**Your instructions:**
In the entries, find all lines that hold the word "this" and copy them.

**Material supplied:**
******************************

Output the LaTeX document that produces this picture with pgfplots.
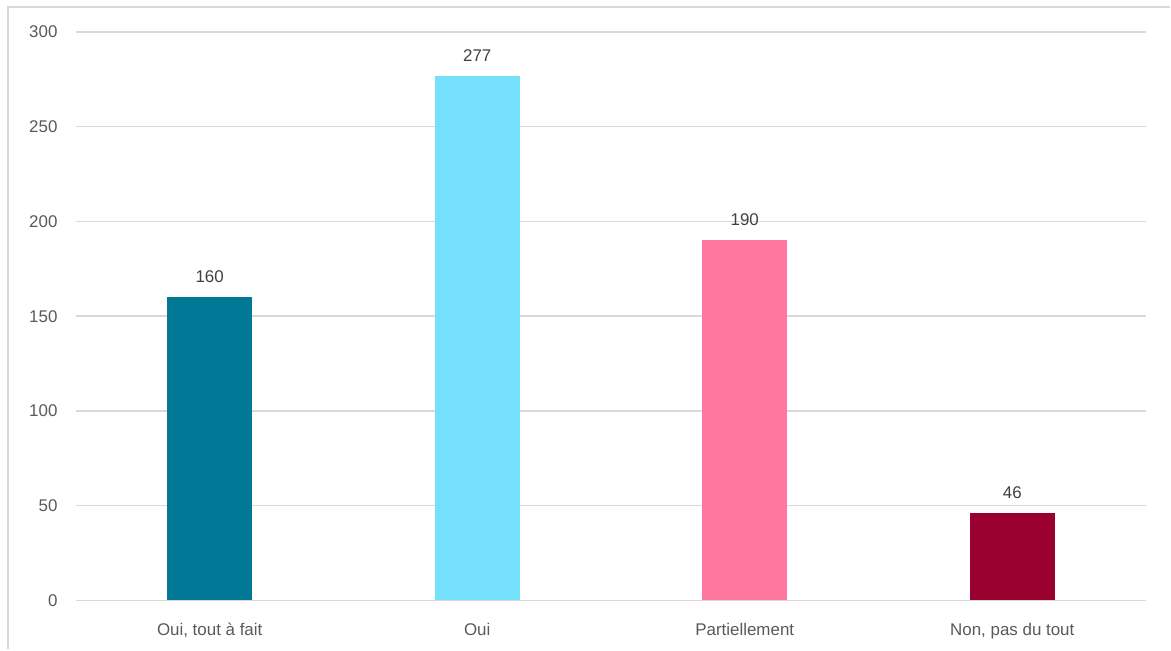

******************************

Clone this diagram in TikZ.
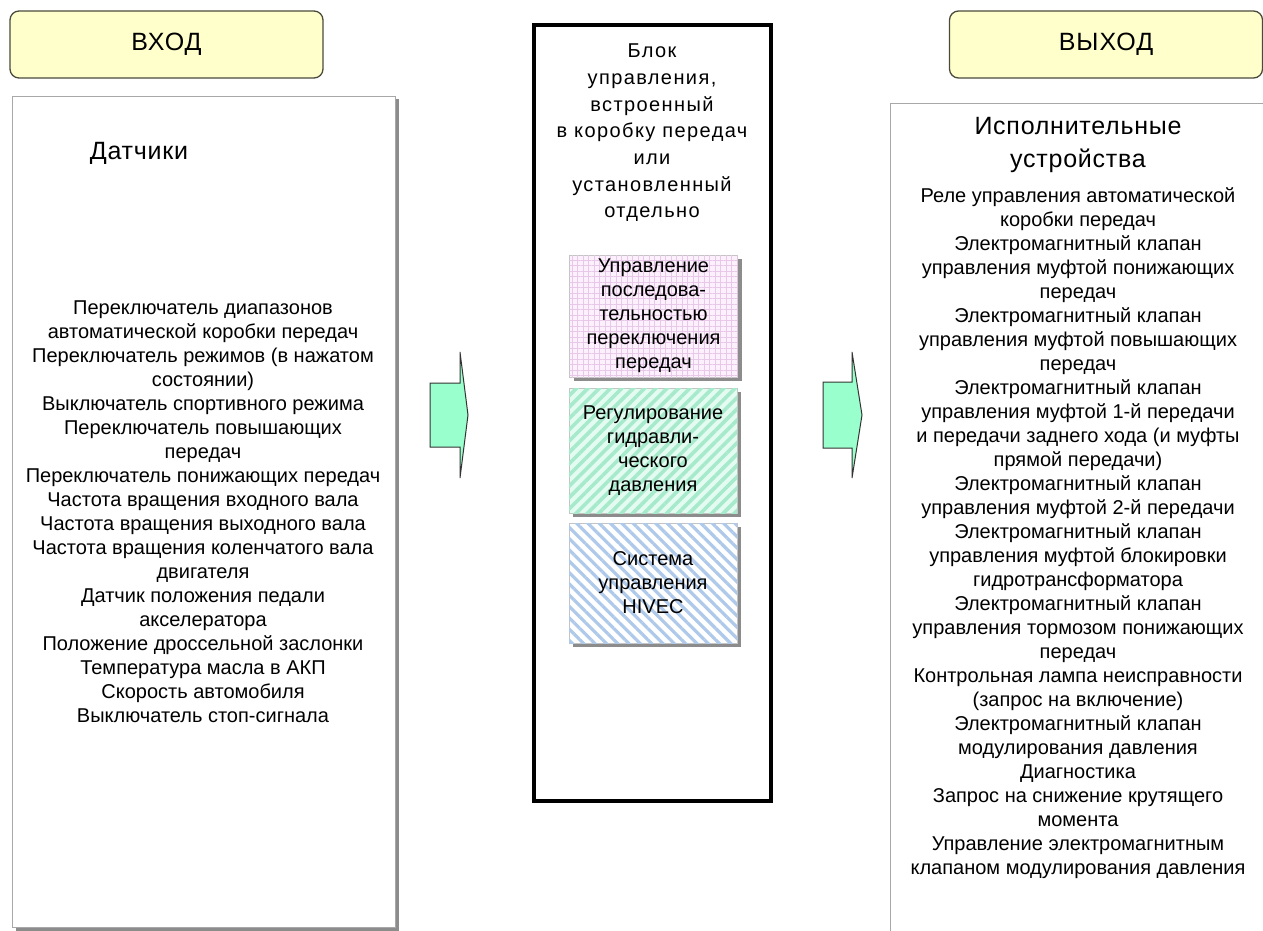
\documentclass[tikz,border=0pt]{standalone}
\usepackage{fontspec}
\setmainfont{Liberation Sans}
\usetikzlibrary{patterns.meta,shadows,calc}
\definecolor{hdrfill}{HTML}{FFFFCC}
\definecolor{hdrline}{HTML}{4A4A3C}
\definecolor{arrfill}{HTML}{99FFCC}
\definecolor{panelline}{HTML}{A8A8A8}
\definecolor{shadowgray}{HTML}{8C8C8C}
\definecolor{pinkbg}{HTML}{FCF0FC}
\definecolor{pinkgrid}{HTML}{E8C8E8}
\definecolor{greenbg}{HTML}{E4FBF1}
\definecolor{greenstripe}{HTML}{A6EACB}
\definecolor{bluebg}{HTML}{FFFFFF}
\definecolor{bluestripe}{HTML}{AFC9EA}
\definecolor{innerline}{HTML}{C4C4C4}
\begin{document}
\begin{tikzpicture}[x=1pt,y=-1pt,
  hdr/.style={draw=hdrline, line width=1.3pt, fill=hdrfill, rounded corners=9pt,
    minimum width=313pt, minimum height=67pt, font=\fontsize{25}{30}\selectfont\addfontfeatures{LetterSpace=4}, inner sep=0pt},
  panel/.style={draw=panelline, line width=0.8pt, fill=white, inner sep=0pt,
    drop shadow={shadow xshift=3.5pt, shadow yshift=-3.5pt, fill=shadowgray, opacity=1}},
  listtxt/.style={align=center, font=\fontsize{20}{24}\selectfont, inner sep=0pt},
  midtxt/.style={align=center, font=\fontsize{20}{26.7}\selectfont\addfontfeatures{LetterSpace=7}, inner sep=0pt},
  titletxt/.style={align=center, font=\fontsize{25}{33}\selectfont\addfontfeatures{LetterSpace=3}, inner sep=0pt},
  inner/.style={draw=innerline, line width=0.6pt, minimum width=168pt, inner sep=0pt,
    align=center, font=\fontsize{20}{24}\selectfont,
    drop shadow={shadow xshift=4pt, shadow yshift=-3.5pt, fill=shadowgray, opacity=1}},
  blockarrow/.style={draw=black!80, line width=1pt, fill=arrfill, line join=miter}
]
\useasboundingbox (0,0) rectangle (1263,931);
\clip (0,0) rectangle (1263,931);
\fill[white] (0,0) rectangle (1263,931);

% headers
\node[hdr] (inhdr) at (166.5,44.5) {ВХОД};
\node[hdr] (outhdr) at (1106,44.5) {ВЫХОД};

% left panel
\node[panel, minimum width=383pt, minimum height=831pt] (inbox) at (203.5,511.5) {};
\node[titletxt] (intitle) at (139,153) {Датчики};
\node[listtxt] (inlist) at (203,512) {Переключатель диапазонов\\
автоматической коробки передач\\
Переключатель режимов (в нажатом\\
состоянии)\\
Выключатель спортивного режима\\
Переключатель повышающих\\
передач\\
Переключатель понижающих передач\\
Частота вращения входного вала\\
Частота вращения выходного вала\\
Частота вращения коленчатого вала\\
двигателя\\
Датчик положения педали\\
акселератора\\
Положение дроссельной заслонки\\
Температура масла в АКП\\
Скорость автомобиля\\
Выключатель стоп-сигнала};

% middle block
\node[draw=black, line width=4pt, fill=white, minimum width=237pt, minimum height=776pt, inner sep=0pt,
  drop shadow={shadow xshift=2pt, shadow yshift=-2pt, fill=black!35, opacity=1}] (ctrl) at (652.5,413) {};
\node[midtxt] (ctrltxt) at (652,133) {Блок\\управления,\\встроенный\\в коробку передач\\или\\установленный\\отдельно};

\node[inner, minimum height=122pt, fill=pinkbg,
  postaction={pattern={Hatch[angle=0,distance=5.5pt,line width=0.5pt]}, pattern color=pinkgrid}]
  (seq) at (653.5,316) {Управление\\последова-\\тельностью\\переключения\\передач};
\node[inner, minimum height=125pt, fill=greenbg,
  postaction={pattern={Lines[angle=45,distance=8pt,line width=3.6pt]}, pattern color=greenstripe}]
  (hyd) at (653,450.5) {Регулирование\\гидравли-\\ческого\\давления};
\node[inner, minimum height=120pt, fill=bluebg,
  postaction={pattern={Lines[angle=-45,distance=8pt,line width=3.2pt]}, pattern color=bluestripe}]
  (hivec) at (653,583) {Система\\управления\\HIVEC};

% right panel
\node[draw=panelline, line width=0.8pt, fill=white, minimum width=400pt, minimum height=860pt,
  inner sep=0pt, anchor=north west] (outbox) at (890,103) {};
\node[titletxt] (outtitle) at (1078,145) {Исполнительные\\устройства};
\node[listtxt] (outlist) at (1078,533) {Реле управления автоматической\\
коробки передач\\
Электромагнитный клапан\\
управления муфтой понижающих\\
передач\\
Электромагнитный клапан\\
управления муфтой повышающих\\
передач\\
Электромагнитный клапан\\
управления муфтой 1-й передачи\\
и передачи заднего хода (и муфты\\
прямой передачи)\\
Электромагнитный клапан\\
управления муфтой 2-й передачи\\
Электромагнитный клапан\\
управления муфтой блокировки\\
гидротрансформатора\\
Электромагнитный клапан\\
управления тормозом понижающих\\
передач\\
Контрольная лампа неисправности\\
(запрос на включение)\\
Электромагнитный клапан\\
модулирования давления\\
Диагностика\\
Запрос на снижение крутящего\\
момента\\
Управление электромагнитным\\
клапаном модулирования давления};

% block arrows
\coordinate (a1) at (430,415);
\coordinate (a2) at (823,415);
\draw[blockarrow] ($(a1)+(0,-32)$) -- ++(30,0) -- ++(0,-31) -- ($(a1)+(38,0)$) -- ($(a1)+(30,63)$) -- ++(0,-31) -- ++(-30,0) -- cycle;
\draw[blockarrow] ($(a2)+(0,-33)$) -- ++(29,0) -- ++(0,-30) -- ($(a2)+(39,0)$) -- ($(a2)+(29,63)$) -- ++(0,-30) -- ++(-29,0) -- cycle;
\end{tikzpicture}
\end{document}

******************************

**Exercise answer:**
Output the LaTeX document that produces this picture with pgfplots.
Clone this diagram in TikZ.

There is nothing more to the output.